Bronx produce workers fight for justice

Photo: Teamster Joint Council 16

Bulletin: Because of the courage of the striking workers, and the support given to them by the community, a tentative agreement was reached Jan. 22.

The 8.6 million people living in the Big Apple eat a lot of apples. Most of them come through the Hunts Point Produce Market in the Bronx. So does a majority of New York City’s other fruits and vegetables.

A thousand workers, members of Teamsters Local 202, have gone on strike there. They’re asking for a mere $1 per hour wage increase.

They are all essential workers who’ve kept feeding New Yorkers during the COVID-19 pandemic. Six of the Teamsters have died of the coronavirus doing so. Another 300 have fallen ill from it.

“Don’t say we should be lucky to have a job,” said one of the strikers, Hiram Montalvo, who unloads trucks. “Say thank you that we’re actually coming to work and risking our lives so that they can take care of their families as well.”  

New York City is awfully expensive. It’s hard to find a one-bedroom apartment that rents for less than $1,600 per month. Asking for a dollar more an hour is modest and necessary.

The response of the bosses has been to bring in the police. Three hundred police in riot gear attacked the picket lines after midnight on Jan. 19. Six strikers were arrested.

This is the same police force that’s arrested thousands for asserting that Black lives matter. Now they’re attacking workers on strike, most of whom are Black or Brown. That’s another reason to expel police organizations from the AFL-CIO.

Union leaders made the connection. Teamster Joint Council 16, which represents 120,000 workers, tweeted: “Hands up! Don’t shoot! We condemn the arrests of several peaceful strikers on the Teamsters picket line tonight at Hunts Point Market. These essential workers deserve their $1 raise.”

People have already come to Hunts Point to show solidarity. Congressperson Alexandra Ocasio-Cortez skipped the presidential inauguration to join the picket line. AOC was targeted for assassination by the fascist mob that was allowed to enter the U.S. Capitol on Jan. 6.
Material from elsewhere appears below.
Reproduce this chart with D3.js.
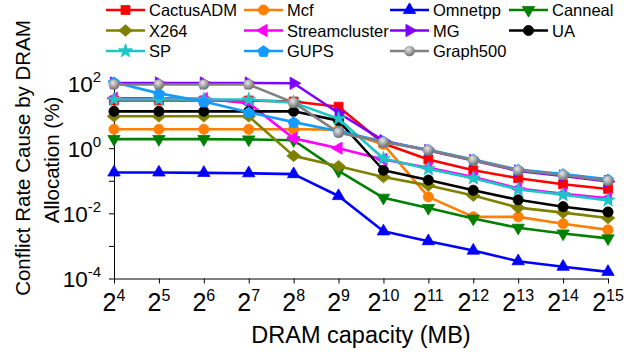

More important were the CSX workers who refused to deliver 21 railroad cars to the market on Jan. 20. As the locomotive engineer, a member of the Brotherhood of Locomotive Engineers, declared, “We’re Teamsters too!”

The produce bosses have to be made to come to the bargaining table. Behind them are banksters and other big capitalists who are trying to break the strike of 1,800 Spectrum cable workers. The 1,800 members of the International Brotherhood of Electrical Workers Local 3 have been striking for nearly four years.

New York City power brokers want to give the same punishment to Teamster produce workers in the Bronx. But the rich and greedy don’t seem to be winning.

As one Teamster said after the CSX train reversed direction: “Another victory. Another day longer. Another day stronger. We’re going to get this contract come hell or high water!”  

The writer is a retired Amtrak worker and member of the American Train Dispatchers’ Association and the Transportation Communication International Union.